## PROBLEM DESCRIPTION
Take the lines from the head of the listing through the one bearing "654, 660, 663];" and copy them exactly, leaving every picture out.

## DATASET EXCERPT
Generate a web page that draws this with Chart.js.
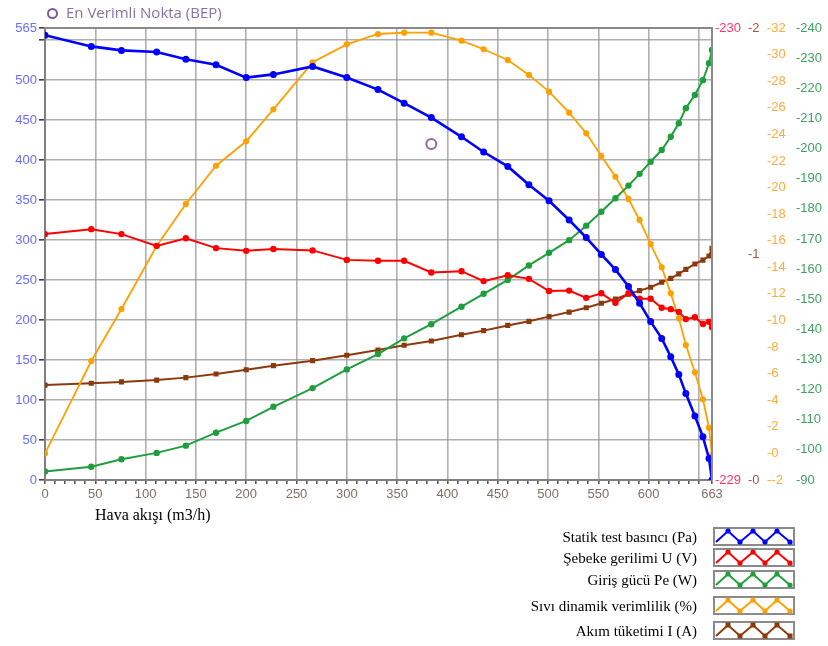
<!DOCTYPE html>
<html>
<head>
<meta charset="utf-8">
<script src="https://cdn.jsdelivr.net/npm/chart.js@4"></script>
<style>
  body { margin: 0; background: #fff; }
  #wrap { position: relative; width: 828px; height: 646px; }
  #bep { position: absolute; left: 47px; top: 2px; font: 15px "Open Sans", sans-serif; color: #8a70a8; }
  #bep span.c { display: inline-block; width: 7px; height: 7px; border: 2.5px solid #7a5a9a; border-radius: 50%; margin-right: 8px; vertical-align: -1px; }
  #xtitle { position: absolute; left: 95px; top: 506px; font: 16px "Liberation Serif", serif; color: #000; }
  .lg { position: absolute; left: 400px; width: 395px; height: 20px; }
  .lg .t { position: absolute; right: 98px; top: 0; font: 15px "Liberation Serif", serif; line-height: 20px; color: #000; white-space: nowrap; }
  .lg svg { position: absolute; left: 313px; top: 0; }
</style>
</head>
<body>
<div id="wrap">
  <canvas id="chart" width="828" height="646"></canvas>
  <div id="bep"><span class="c"></span>En Verimli Nokta (BEP)</div>
  <div id="xtitle">Hava akışı (m3/h)</div>
  <div id="legend"></div>
</div>
<script>
// hava akisi (m3/h) - ortak x noktalari
const airflow = [0, 46, 76, 111, 140, 170, 200, 227, 266, 300, 331, 357, 384, 414, 436, 460, 481, 501, 521, 538, 553, 567, 580, 591, 602, 613, 622, 630, 637, 646, 654, 660, 663];

const staticPressure = [556, 542, 537, 535, 526, 519, 503, 507, 517, 503, 488, 471, 453, 429, 410, 392, 369, 349, 325, 303, 282, 263, 242, 221, 198, 177, 154, 132, 108, 80, 54, 27, 0];
const voltage = [229.544, 229.555, 229.544, 229.518, 229.535, 229.513, 229.507, 229.511, 229.508, 229.487, 229.485, 229.485, 229.459, 229.462, 229.440, 229.453, 229.445, 229.418, 229.419, 229.403, 229.413, 229.392, 229.413, 229.401, 229.401, 229.381, 229.378, 229.372, 229.356, 229.360, 229.345, 229.350, 229.338];
const inputPower = [92.8, 94.4, 96.9, 99.0, 101.4, 105.7, 109.6, 114.3, 120.5, 126.7, 131.8, 137.0, 141.7, 147.5, 151.8, 156.4, 161.2, 165.4, 169.6, 174.4, 179.0, 183.5, 187.7, 191.6, 195.6, 199.5, 203.9, 208.4, 213.4, 217.8, 222.7, 228.3, 232.7];
const efficiency = [0.0, 6.95, 10.86, 15.6, 18.76, 21.64, 23.48, 25.88, 29.42, 30.77, 31.55, 31.65, 31.65, 31.05, 30.40, 29.59, 28.47, 27.21, 25.63, 24.08, 22.37, 20.81, 19.14, 17.56, 15.75, 14.0, 12.04, 10.16, 8.15, 6.1, 4.07, 1.93, -0.12];
const current = [0.420, 0.428, 0.434, 0.442, 0.453, 0.469, 0.488, 0.506, 0.528, 0.552, 0.575, 0.596, 0.615, 0.643, 0.661, 0.684, 0.702, 0.723, 0.743, 0.762, 0.782, 0.801, 0.822, 0.838, 0.853, 0.875, 0.892, 0.912, 0.932, 0.956, 0.973, 0.991, 1.025];

const bepPoint = { x: 384, y: 420 };

// eksen tikleri
const xMajorTicks = [0, 50, 100, 150, 200, 250, 300, 350, 400, 450, 500, 550, 600, 663];
const yLeftTicks = [0, 50, 100, 150, 200, 250, 300, 350, 400, 450, 500, 550, 565];

const legendItems = [
  { label: 'Statik test basıncı (Pa)', color: '#0000ff', style: 'circle', top: 527 },
  { label: 'Şebeke gerilimi U (V)', color: '#ff0000', style: 'circle', top: 548 },
  { label: 'Giriş gücü Pe (W)', color: '#1f9e3c', style: 'circle', top: 570 },
  { label: 'Sıvı dinamik verimlilik (%)', color: '#ffa000', style: 'circle', top: 596 },
  { label: 'Akım tüketimi I (A)', color: '#8b3a0e', style: 'rect', top: 621 }
];

function pairs(ys) {
  return airflow.map((x, i) => ({ x: x, y: ys[i] }));
}

function series(label, ys, color, axis, width, style) {
  return {
    label: label,
    data: pairs(ys),
    yAxisID: axis,
    borderColor: color,
    backgroundColor: color,
    borderWidth: width,
    pointRadius: 2.2,
    pointStyle: style || 'circle',
    tension: 0
  };
}

const frame = {
  id: 'frame',
  afterDatasetsDraw(chart) {
    const a = chart.chartArea, ctx = chart.ctx;
    ctx.save();
    ctx.strokeStyle = '#8a8a8a';
    ctx.lineWidth = 2;
    ctx.beginPath();
    ctx.moveTo(a.left, a.top);
    ctx.lineTo(a.right, a.top);
    ctx.lineTo(a.right, a.bottom);
    ctx.stroke();
    ctx.restore();
  }
};

const gridGray = 'rgba(150,150,150,0.75)';
const tickFont = { family: 'Liberation Sans', size: 13 };

function rightAxis(min, max, step, color, width, pad) {
  return {
    type: 'linear',
    position: 'right',
    min: min,
    max: max,
    afterBuildTicks: axis => {
      const t = [];
      for (let v = min; v <= max + 1e-9; v += step) t.push({ value: +v.toFixed(3) });
      axis.ticks = t;
    },
    afterFit: axis => { axis.width = width; },
    grid: { display: false, drawTicks: false },
    border: { display: false },
    ticks: {
      color: color,
      font: tickFont,
      padding: pad,
      autoSkip: false,
      callback: v => '-' + v
    }
  };
}

new Chart(document.getElementById('chart'), {
  type: 'line',
  data: {
    datasets: [
      series('Statik test basıncı (Pa)', staticPressure, '#0000ff', 'y', 2.6),
      series('Şebeke gerilimi U (V)', voltage, '#ff0000', 'yV', 2),
      series('Giriş gücü Pe (W)', inputPower, '#1f9e3c', 'yW', 2),
      series('Sıvı dinamik verimlilik (%)', efficiency, '#ffa000', 'yE', 1.8),
      series('Akım tüketimi I (A)', current, '#8b3a0e', 'yA', 2, 'rect'),
      {
        label: 'En Verimli Nokta (BEP)',
        data: [bepPoint],
        yAxisID: 'y',
        showLine: false,
        pointRadius: 5,
        pointBorderWidth: 2,
        pointBorderColor: '#8a6aa8',
        pointBackgroundColor: 'rgba(0,0,0,0)'
      }
    ]
  },
  options: {
    responsive: false,
    animation: false,
    devicePixelRatio: 1,
    layout: { padding: { top: 28, bottom: 136, left: 0, right: 0 } },
    plugins: { legend: { display: false }, tooltip: { enabled: false } },
    scales: {
      x: {
        type: 'linear',
        min: 0,
        max: 663,
        afterBuildTicks: axis => {
          const t = [];
          for (let v = 0; v <= 650; v += 10) t.push({ value: v });
          t.push({ value: 663 });
          axis.ticks = t;
        },
        afterFit: axis => { axis.height = 30; },
        grid: {
          color: c => (c.tick && (c.tick.value % 50 === 0) && c.tick.value !== 0) ? gridGray : 'rgba(0,0,0,0)',
          lineWidth: 1.6,
          tickColor: '#555',
          tickLength: 4,
          drawOnChartArea: true
        },
        border: { display: true, color: '#808080', width: 2 },
        ticks: {
          color: '#7f7060',
          font: tickFont,
          padding: 3,
          autoSkip: false,
          maxRotation: 0,
          callback: v => xMajorTicks.includes(v) ? String(v) : ''
        }
      },
      y: {
        type: 'linear',
        position: 'left',
        min: 0,
        max: 565,
        afterBuildTicks: axis => { axis.ticks = yLeftTicks.map(v => ({ value: v })); },
        afterFit: axis => { axis.width = 45; },
        grid: {
          color: c => (c.tick && c.tick.value > 0 && c.tick.value < 565) ? gridGray : 'rgba(0,0,0,0)',
          lineWidth: 1.6,
          tickColor: '#444',
          tickLength: 6
        },
        border: { display: true, color: '#808080', width: 2 },
        ticks: {
          color: '#6a6aff',
          font: tickFont,
          padding: 2,
          autoSkip: false,
          callback: v => v === 550 ? '' : String(v)
        }
      },
      yV: rightAxis(229, 230, 1, '#ff3366', 34, 3),
      yA: rightAxis(0, 2, 1, '#a05a3c', 20, 2),
      yE: rightAxis(-2, 32, 2, '#ffaa40', 28, 1),
      yW: rightAxis(90, 240, 10, '#40a060', 34, 2)
    }
  },
  plugins: [frame]
});

// alt sag lejant
const legendBox = document.getElementById('legend');
legendItems.forEach(item => {
  const row = document.createElement('div');
  row.className = 'lg';
  row.style.top = item.top + 'px';
  const pts = [[3, 15], [15, 4], [27, 15], [40, 4], [52, 15], [64, 4], [77, 15]];
  let marks = '';
  pts.slice(1).forEach(p => {
    marks += item.style === 'rect'
      ? `<rect x="${p[0] - 2.5}" y="${p[1] - 2.5}" width="5" height="5" fill="${item.color}"/>`
      : `<circle cx="${p[0]}" cy="${p[1]}" r="2.6" fill="${item.color}"/>`;
  });
  row.innerHTML = `<span class="t">${item.label}</span>` +
    `<svg width="82" height="19"><rect x="1" y="1" width="80" height="17" fill="#fff" stroke="#8a8a8a" stroke-width="2"/>` +
    `<polyline points="${pts.map(p => p.join(',')).join(' ')}" fill="none" stroke="${item.color}" stroke-width="2"/>${marks}</svg>`;
  legendBox.appendChild(row);
});
</script>
</body>
</html>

## COMPLETED EXERCISE
Generate a web page that draws this with Chart.js.
<!DOCTYPE html>
<html>
<head>
<meta charset="utf-8">
<script src="https://cdn.jsdelivr.net/npm/chart.js@4"></script>
<style>
  body { margin: 0; background: #fff; }
  #wrap { position: relative; width: 828px; height: 646px; }
  #bep { position: absolute; left: 47px; top: 2px; font: 15px "Open Sans", sans-serif; color: #8a70a8; }
  #bep span.c { display: inline-block; width: 7px; height: 7px; border: 2.5px solid #7a5a9a; border-radius: 50%; margin-right: 8px; vertical-align: -1px; }
  #xtitle { position: absolute; left: 95px; top: 506px; font: 16px "Liberation Serif", serif; color: #000; }
  .lg { position: absolute; left: 400px; width: 395px; height: 20px; }
  .lg .t { position: absolute; right: 98px; top: 0; font: 15px "Liberation Serif", serif; line-height: 20px; color: #000; white-space: nowrap; }
  .lg svg { position: absolute; left: 313px; top: 0; }
</style>
</head>
<body>
<div id="wrap">
  <canvas id="chart" width="828" height="646"></canvas>
  <div id="bep"><span class="c"></span>En Verimli Nokta (BEP)</div>
  <div id="xtitle">Hava akışı (m3/h)</div>
  <div id="legend"></div>
</div>
<script>
// hava akisi (m3/h) - ortak x noktalari
const airflow = [0, 46, 76, 111, 140, 170, 200, 227, 266, 300, 331, 357, 384, 414, 436, 460, 481, 501, 521, 538, 553, 567, 580, 591, 602, 613, 622, 630, 637, 646, 654, 660, 663];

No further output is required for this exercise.